The scene shifts subtly as more characters enter the frame: the young man in the beige double-breasted blazer with gold buttons—Liu Hao—gesticulating wildly, his face animated, almost theatrical. He’s trying to mediate, or perhaps provoke; it’s hard to tell. Behind him stands the older man in the royal blue suit, Tie Guo, who grins too wide, too often—his smile never quite reaching his eyes. He wears a floral tie like armor, and when he points, it’s not with accusation, but with condescension. He’s the kind of man who believes charisma can smooth over bloodlines. And then there’s the man in the navy pinstripe double-breasted coat—Chen Rui—with the mustache and the quiet intensity. He watches everything, hands clasped behind his back, jaw set. When he finally points, it’s deliberate, slow, like drawing a sword from its sheath. His gesture doesn’t shout; it *accuses*. And in that moment, you realize: this isn’t about money, or status, or even betrayal. It’s about inheritance. Not of wealth—but of identity.
The turning point arrives not with dialogue, but with motion. The young man in the mustard-yellow blazer—Xu Yang—reaches out, palm open, and suddenly, the air shimmers. Blue-white energy crackles around his hand, coalescing into the hilt of a sword. Not a prop. Not CGI fluff. It *materializes*, solid and heavy, wrapped in black cord and carved with ancient motifs. Xu Yang grips it—not with surprise, but with recognition. His eyes widen, yes, but not with fear. With *remembering*. He looks down at the weapon as if it’s whispered his name in a language only his bones understand. Meanwhile, Zhou Wei exhales—just once—and his expression softens, ever so slightly. Not relief. Not pride. Something heavier: resignation mixed with resolve. Always A Father means knowing your child will one day hold a blade you once buried.
Then the second sword appears—this time summoned by the long-haired young man in the crushed-velvet black jacket, Lin Jie. His summoning is less elegant, more raw—sparks fly, the floor trembles faintly, and his breath catches. He doesn’t smile. He doesn’t smirk. He just stares at the blade in his hands like it’s a mirror showing him a face he’s avoided for years. The two young men—Xu Yang and Lin Jie—now stand side by side, swords drawn, not against each other, but *together*. The camera lingers on their mirrored stances: one in yellow, one in black; one clean-cut, one tousled; both trembling not from fear, but from the weight of revelation. Behind them, Chen Rui’s composure fractures. His eyes go wide, his mouth opens, and for the first time, he looks *small*. The man who commanded rooms now looks like a boy caught stealing.

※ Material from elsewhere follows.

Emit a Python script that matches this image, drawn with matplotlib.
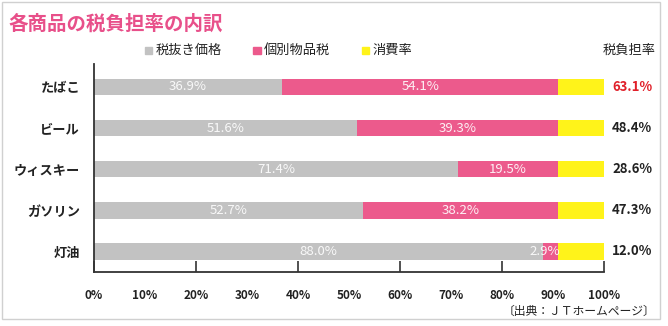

The climax erupts not in violence, but in surrender. The three—Xu Yang, Lin Jie, and the newly revealed warrior-woman in red-and-black robes, Xiao Man—circle Chen Rui. She doesn’t wield a sword. She kneels. Not in submission. In ritual. Her hair is bound high with a crimson ribbon, her sleeves lined with black leather, and tucked into her sash is a small celadon wine flask—the kind used in ancestral rites. She unscrews the cap with deliberate slowness, pours a drop onto the floor, and whispers something too quiet to hear. But the effect is immediate. Chen Rui staggers back, clutching his chest as if struck. The blue energy that had surrounded him moments before now coils inward, collapsing like a dying star. The others watch—Li Fei with tears glistening but unshed, Liu Hao with his mouth agape, Zhou Wei still seated on the edge of the stage, one hand resting on his knee, the other hovering near his pocket, where something metallic glints.
And then—Xiao Man rises, turns, and walks straight to Zhou Wei. She offers him the flask. He doesn’t take it. Instead, he leans forward, places his palm flat on the floor beside him, and says, voice low but carrying across the silent hall: “You shouldn’t have come back.” Not anger. Not blame. Just fact. Like stating the weather. Xiao Man bows her head, just once, and the flask remains between them—a bridge neither dares cross. The final shot pulls back: the stage, the banner reading ‘Shēngxué Yàn’, the scattered swords on the floor, the onlookers frozen mid-breath. And in the center, Zhou Wei and Xiao Man, separated by inches, connected by decades. Always A Father isn’t about being present. It’s about being *recognized*, even when you’ve spent a lifetime hiding. The real tragedy isn’t that he abandoned them. It’s that they found him—and still chose to call him father. The short drama leaves us with no tidy resolution, only the echo of that unspoken question: What do you do when the man who vanished returns—not as a villain, not as a hero, but as the quiet man who taught you how to hold a sword before he ever taught you how to say ‘I love you’? That’s the gut-punch of Always A Father. It doesn’t ask if blood is thicker than water. It asks: what if the water was poisoned—and you still drank it, because it came from his hands?